What then is the origin of this multi-pronged attack on white property rights? The answer lies in the National Democratic Revolution (NDR) – which is the guiding ideology of the ruling alliance.

The NDR’s primary goal is “the resolution of the antagonistic contradictions between the oppressed majority (blacks) and their oppressors (whites); as well as the resolution of the national grievance arising from the colonial relations.”

According to the ANC’s Strategy and Tactics documents, “a critical element of the programme for national emancipation should be the elimination of apartheid property relations. This requires: the de-racialisation of ownership and control of wealth, including land; equity and affirmative action in the provision of skills and access to positions of management…”

According to the ANC, this is a continuing struggle “which, as a matter of historical necessity, will loom ever larger as we proceed along the path of fundamental change.”

In March last year, the ANC announced that the time had at last arrived for it to proceed more vigorously with its efforts to eradicate the socio-economic legacy of apartheid. Minister Jeff Radebe, the ANC’s Policy Chief, proclaimed that “having concluded our first transition with its focus in the main, on political democratization, we need a vision that must focus on the social and economic transformation of SA over the next 30 to 50 years”.

Radebe’s views were endorsed by President Zuma in his opening address to the ANC Policy Conference in June 2012. He said that the ANC intended “to democratise and de-racialise the ownership and control of the economy by empowering Africans and the working class in particular to play a leading role”.

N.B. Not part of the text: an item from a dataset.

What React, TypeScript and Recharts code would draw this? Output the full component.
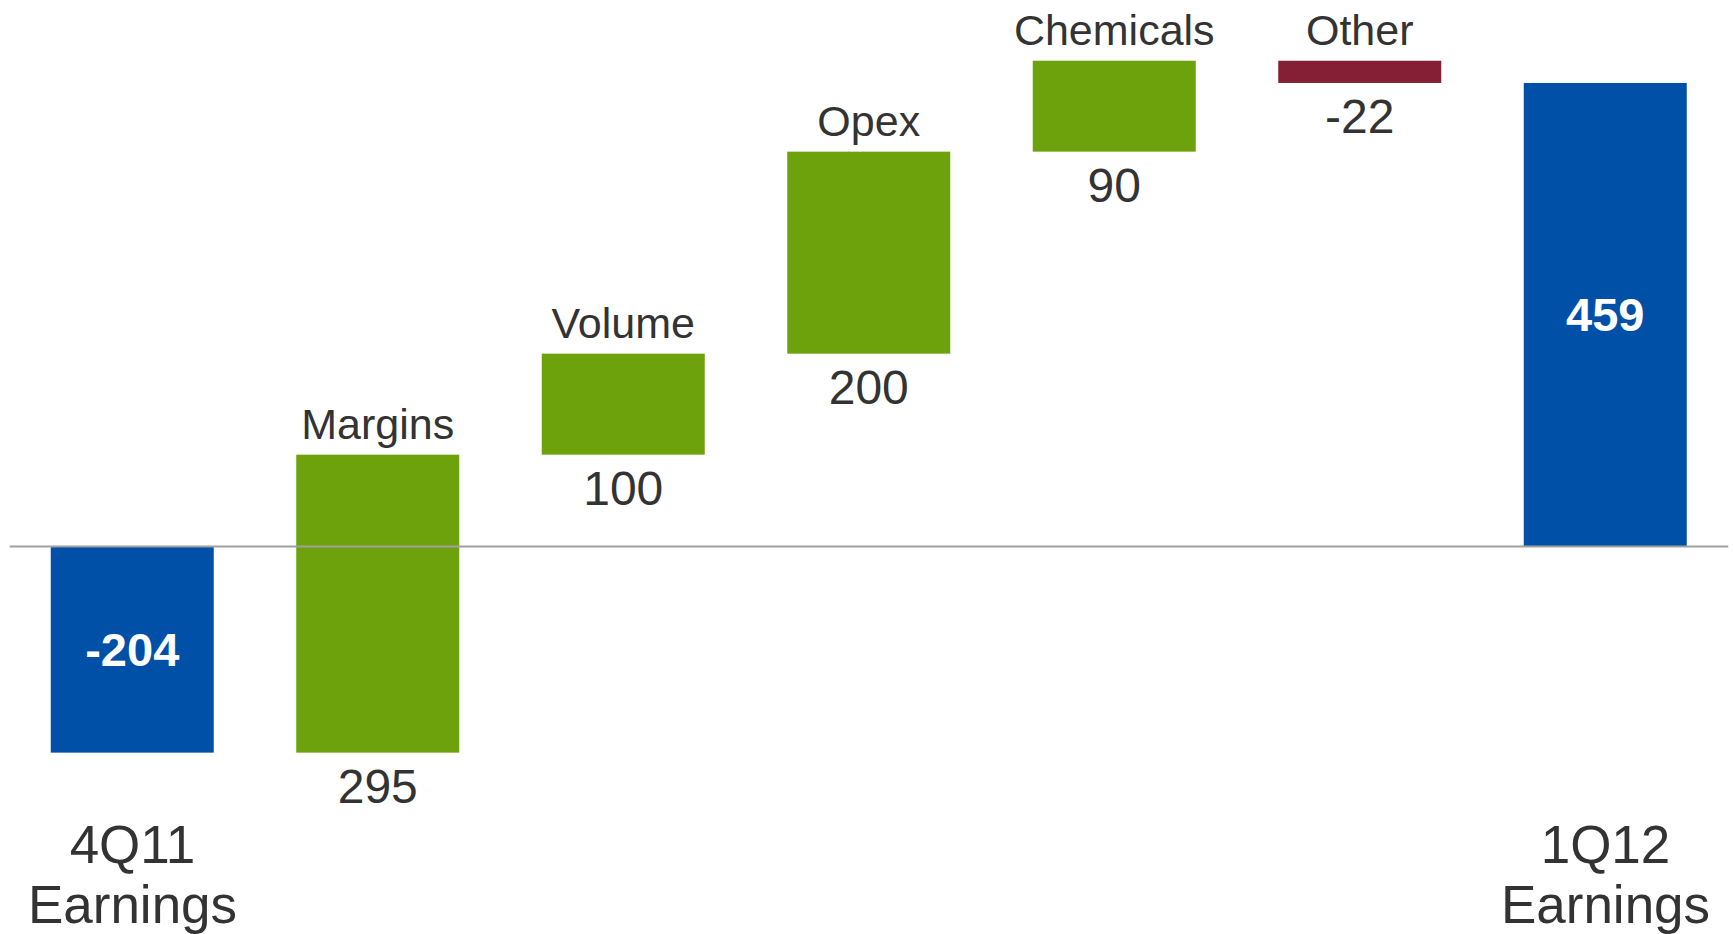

The Policy Conference reached broad agreement that “this second phase of the transition should be characterised by more radical policies and decisive action to effect thorough-going socio-economic and continued democratic transformation…”

The ANC’s National Conference at Mangaung in December last year endorsed the central elements of the “Second Phase” approach. It proclaimed that “we are boldly entering the second phase of the transition from apartheid colonialism to a national democratic society. This phase will be characterised by decisive action to effect economic transformation and democratic consolidation, critical both to improve the quality of life of all South Africans and to promote nation-building and social cohesion.”

There can be very little doubt about the seriousness of the ANC’s commitment to the redistribution of white-owned land and property. It will proceed as quickly as the objective circumstances and developing balance of power will permit.

The ANC is preparing the ground for the Second Phase by concentrating on three basic arguments. The first arises from its version of South African history in terms of which everything that happened before 1994 was irredeemably evil. Increasing use is made of the term “apartheid colonialism” – implying that whites are transient alien interlopers.

The second leitmotif is the notion that economically and socially nothing has changed in South Africa since 1994.

The third theme is the ANC’s insistence that most of the country’s current problems – and especially the triple crisis of inequality, poverty and unemployment – can be ascribed to the legacy of the past.

Whatever the historic merit – or lack of merit – of these arguments, it would be surprising if they do not stir up some degree of racial animosity – or at the very least – reinforce perceptions of white moral inferiority and black entitlement. Inevitably they will fuel demands for restitution – particularly of land.

White South Africans should wake up to the unpleasant fact that they are the main target of the NDR. Their government has launched a multi-faceted campaign to undermine their legitimate interests and rights on the basis of their race. They are like the proverbial frogs in the pot: the water is simmering and the ANC is turning up the heat.

We should seek to engage the ANC leadership at the highest possible level in very frank debate about these issues. The really scary possibility is that the ANC actually believes its own propaganda.

Above all we should defend the Constitution, the values that it espouses and the rights it protects. We should also draw the ANC’s attention to section 9(3) of the Constitution in terms of which the state may not unfairly discriminate directly or indirectly against anyone on one or more grounds – including race.